One of the most powerful things about music is that it is the soundtrack of our lives. Fellow music fanatic Sharon Hepworth started a music challenge on Twitter for the month of July. Each day, fans around the world will select a song from their life and describe what it means to us. These are my songs. #SoundtrackToYourLife
Day 13
Even with the epic influence that Joy Division had on the music world, New Order was always the band that I connected with more between the two. Bernard Sumner’s vocals and lyrics were at my level. I think I understood him, but I couldn’t say the same for Ian Curtis. And while I believe New Order peaked in the late eighties, no other song from the band resonated with me more than the nineties hit “Regret”. It’s one of my summer songs.

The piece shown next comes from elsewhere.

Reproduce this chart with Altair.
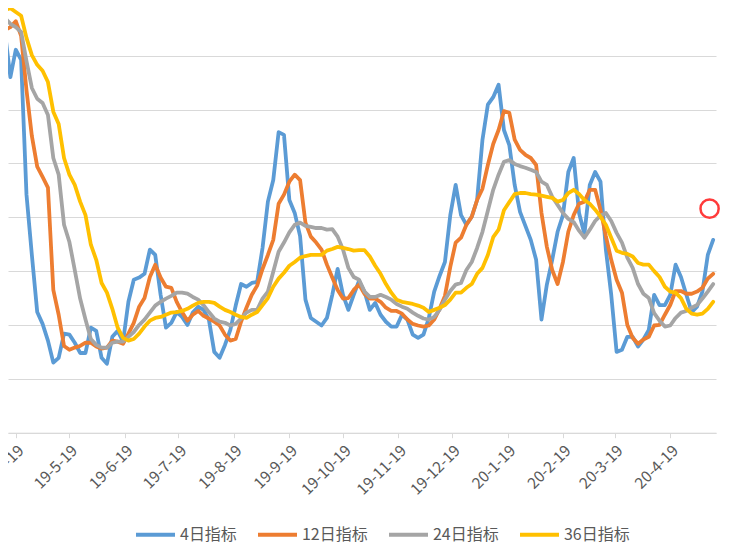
import altair as alt
import pandas as pd

# x categories: sampled dates (every 3 calendar days)
dates = pd.date_range("2019-04-10", periods=134, freq="3D").strftime("%Y-%m-%d").tolist()

series_names = ["4日指标", "12日指标", "24日指标", "36日指标"]
series_colors = ["#5B9BD5", "#ED7D31", "#A5A5A5", "#FFC000"]

blue = [81.3, 74.2, 66.0, 71.1, 69.2, 44.2, 33.0, 22.4, 20.2, 17.1,
        13.0, 13.9, 18.4, 18.2, 16.7, 14.8, 14.8, 19.5, 18.9, 13.9,
        12.8, 17.8, 18.9, 16.9, 24.3, 28.4, 28.8, 29.5, 34.0, 33.0,
        25.6, 19.5, 20.4, 22.4, 21.5, 20.0, 22.3, 23.4, 22.8, 21.0,
        15.0, 13.9, 16.3, 19.1, 23.6, 27.6, 27.1, 27.8, 28.0, 34.3,
        42.9, 46.9, 55.8, 55.3, 43.2, 40.8, 36.5, 24.7, 21.3, 20.6,
        19.9, 21.3, 25.6, 30.4, 25.6, 22.8, 25.6, 28.2, 26.2, 22.8,
        24.1, 21.9, 20.6, 19.7, 19.7, 21.9, 21.0, 18.2, 17.6, 18.2,
        21.3, 26.2, 29.1, 31.7, 40.4, 46.0, 40.4, 38.6, 40.1, 43.2,
        54.4, 60.9, 62.3, 64.6, 56.2, 53.4, 46.0, 41.0, 38.4, 35.8,
        32.1, 21.0, 27.5, 32.1, 37.3, 40.4, 48.4, 51.0, 40.8, 36.9,
        46.0, 48.4, 46.6, 34.0, 25.6, 15.0, 15.4, 17.8, 17.8, 16.0,
        17.3, 19.1, 25.6, 23.7, 23.7, 25.6, 31.2, 28.9, 25.6, 22.4,
        23.4, 26.2, 33.0, 35.8]

orange = [74.8, 74.8, 75.3, 76.4, 73.7, 63.6, 55.1, 49.4, 47.5, 45.5,
          26.5, 21.9, 16.1, 15.4, 15.8, 16.1, 16.7, 16.7, 16.0, 15.6,
          15.8, 17.1, 16.9, 16.5, 18.4, 20.4, 23.4, 25.0, 28.9, 31.2,
          28.8, 27.1, 26.9, 24.3, 22.4, 20.8, 21.9, 22.6, 21.7, 21.2,
          20.6, 19.9, 18.2, 17.1, 17.4, 20.6, 23.2, 25.6, 27.3, 30.4,
          33.0, 35.8, 42.5, 44.2, 46.6, 47.9, 46.9, 39.0, 36.4, 35.3,
          34.0, 31.2, 28.8, 26.5, 24.9, 25.0, 26.5, 27.5, 25.8, 24.9,
          24.9, 24.3, 23.2, 22.6, 22.6, 22.1, 21.0, 20.2, 19.9, 19.7,
          19.9, 21.0, 23.0, 25.4, 30.8, 35.3, 36.2, 38.6, 40.1, 43.2,
          45.3, 49.7, 53.6, 56.2, 59.7, 59.4, 54.4, 52.5, 51.6, 51.0,
          49.7, 40.8, 34.5, 30.2, 27.6, 31.7, 37.3, 40.4, 42.5, 42.9,
          45.1, 45.1, 41.4, 36.5, 32.1, 28.4, 26.0, 20.0, 17.6, 16.5,
          17.3, 17.8, 19.9, 20.0, 21.9, 23.7, 26.3, 26.3, 25.8, 25.8,
          26.2, 26.9, 28.6, 29.5]

gray = [78.5, 77.0, 75.9, 75.3, 74.4, 69.0, 64.0, 62.0, 61.2, 59.0,
        51.0, 47.9, 38.6, 35.4, 30.2, 24.9, 21.0, 17.4, 16.3, 15.8,
        15.8, 16.7, 16.9, 16.9, 17.8, 18.7, 20.0, 21.0, 22.3, 23.6,
        24.3, 24.9, 25.4, 26.0, 26.0, 25.8, 25.2, 24.7, 23.7, 22.4,
        21.2, 20.6, 20.4, 19.9, 20.2, 21.2, 22.3, 22.8, 22.8, 24.9,
        26.2, 29.9, 33.6, 35.3, 37.2, 38.6, 39.0, 38.4, 38.2, 38.0,
        38.0, 37.7, 37.8, 36.4, 34.0, 30.6, 28.9, 28.4, 26.2, 25.2,
        25.2, 25.6, 25.2, 24.7, 23.9, 23.4, 23.0, 22.3, 21.7, 21.2,
        21.0, 21.5, 22.8, 24.7, 26.3, 27.5, 27.8, 30.2, 31.7, 34.3,
        37.3, 41.2, 45.1, 47.9, 50.3, 50.6, 49.9, 49.5, 49.2, 48.8,
        48.4, 46.6, 46.0, 43.8, 42.3, 40.8, 39.7, 39.1, 37.5, 36.2,
        37.7, 39.3, 40.3, 40.8, 39.3, 37.1, 35.3, 32.5, 30.6, 27.6,
        25.8, 25.0, 22.2, 20.8, 19.7, 19.9, 21.3, 22.3, 22.6, 23.2,
        23.7, 24.9, 26.2, 27.6]

yellow = [77.9, 78.5, 78.8, 78.1, 77.4, 73.3, 70.1, 68.3, 67.2, 65.1,
          59.6, 57.3, 51.0, 47.9, 46.0, 42.9, 40.4, 34.9, 32.1, 27.8,
          26.0, 23.0, 19.5, 17.6, 17.1, 17.4, 18.4, 19.7, 20.8, 21.3,
          21.5, 21.9, 22.3, 22.4, 22.6, 23.0, 23.6, 24.1, 24.3, 24.3,
          24.1, 23.4, 22.8, 22.4, 21.9, 21.5, 21.3, 21.9, 22.4, 23.7,
          25.0, 27.1, 28.6, 29.7, 31.0, 31.7, 32.5, 32.8, 33.0, 33.0,
          33.0, 33.8, 34.1, 34.5, 34.3, 34.1, 33.8, 33.9, 33.9, 32.7,
          31.0, 29.5, 27.6, 26.0, 24.7, 24.3, 24.1, 23.9, 23.6, 23.2,
          22.4, 22.8, 23.2, 23.7, 24.7, 26.0, 26.0, 26.9, 27.6, 29.5,
          30.6, 33.0, 36.3, 37.7, 41.3, 42.8, 44.3, 44.5, 44.5, 44.3,
          44.2, 44.0, 43.8, 43.6, 42.9, 43.2, 44.5, 45.1, 44.3, 43.2,
          42.5, 41.4, 40.1, 38.6, 36.2, 33.8, 33.4, 33.2, 32.7, 31.5,
          31.2, 31.2, 30.0, 28.9, 27.1, 26.2, 26.0, 25.0, 23.0, 22.1,
          21.9, 22.1, 23.0, 24.3]

# annotation circle
marker_date = ["2020-05-11"]
marker_value = [41.6]

tick_dates = ["2019-04-19", "2019-05-19", "2019-06-19", "2019-07-19", "2019-08-19",
              "2019-09-19", "2019-10-19", "2019-11-19", "2019-12-19", "2020-01-19",
              "2020-02-19", "2020-03-19", "2020-04-19"]

all_series = [blue, orange, gray, yellow]

FONT = "Noto Sans CJK SC"
GRID = "#D9D9D9"
TEXT = "#595959"


def dt(s, hours=0):
    y, m, d = (int(p) for p in s.split("-"))
    return alt.DateTime(year=y, month=m, date=d, hours=hours, utc=True)


x_enc = alt.X(
    "date:T",
    title=None,
    scale=alt.Scale(type="utc", domain=[dt("2019-04-14", 16), dt("2020-05-14", 14)]),
    axis=alt.Axis(
        values=[dt(s) for s in tick_dates],
        labelExpr="utcFormat(datum.value, '%y-%-m-%d')",
        labelAngle=-45,
        labelFont=FONT,
        labelFontSize=15.5,
        labelColor=TEXT,
        labelPadding=5,
        labelOverlap=False,
        labelFlush=False,
        grid=False,
        domainColor=GRID,
        domainWidth=1,
        tickColor=GRID,
        tickSize=5,
    ),
)

y_enc = alt.Y(
    "value:Q",
    title=None,
    scale=alt.Scale(domain=[0, 78.85], nice=False, zero=False),
    axis=alt.Axis(
        values=[0, 10, 20, 30, 40, 50, 60, 70],
        labels=False,
        ticks=False,
        domain=False,
        grid=True,
        gridColor=GRID,
        gridWidth=1,
    ),
)

color_enc = alt.Color(
    "series:N",
    scale=alt.Scale(domain=series_names, range=series_colors),
    legend=alt.Legend(
        title=None,
        orient="none",
        legendX=126,
        legendY=505,
        direction="horizontal",
        symbolType="stroke",
        symbolSize=1521,
        symbolStrokeWidth=4,
        labelFont=FONT,
        labelFontSize=16,
        labelColor=TEXT,
        labelOffset=3,
        columnPadding=13,
    ),
)

layers = []
for name, vals in zip(series_names, all_series):
    df = pd.DataFrame({"date": dates, "value": vals, "series": name})
    layers.append(
        alt.Chart(df)
        .mark_line(strokeWidth=3.8, clip=True, strokeJoin="round", strokeCap="round")
        .encode(x=x_enc, y=y_enc, color=color_enc)
    )

marker_df = pd.DataFrame({"date": marker_date, "value": marker_value})
marker = (
    alt.Chart(marker_df)
    .mark_point(shape="circle", size=330, filled=False, strokeWidth=2.5)
    .encode(x=x_enc, y=y_enc, stroke=alt.value("#FF3B3B"), opacity=alt.value(1))
)

chart = (
    alt.layer(*layers, marker)
    .properties(
        width=708,
        height=424.7,
        autosize=alt.AutoSizeParams(type="none"),
        padding={"left": 0, "top": 0, "right": 5, "bottom": 110},
        background="white",
    )
    .configure_view(stroke=None)
)

chart.save("out.html", embed_options={"renderer": "svg", "actions": False})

The track brings me back to the Summer of ‘93. I was home from college, spending my days working a crap internship and my nights hanging out with old high school friends. It was a great, great summer, and “Regret” was on full rotation on my go-to radio station WDRE. The big concert of the summer for us was New Order with 808 State at the old Brendan Byrne Arena in Jersey. The acoustics sucked, but the song still radiated. “Regret” contained one of Sumner’s more memorable guitar hooks with the band, which had these pregnant-like pauses built into them, which helped frame Hooky’s infectious bass lines that skittishly danced along the upper octaves. As Hooky said himself, I think “Regret” is one of the last great New Order tracks.
“You used to be a stranger. Now you are mine.”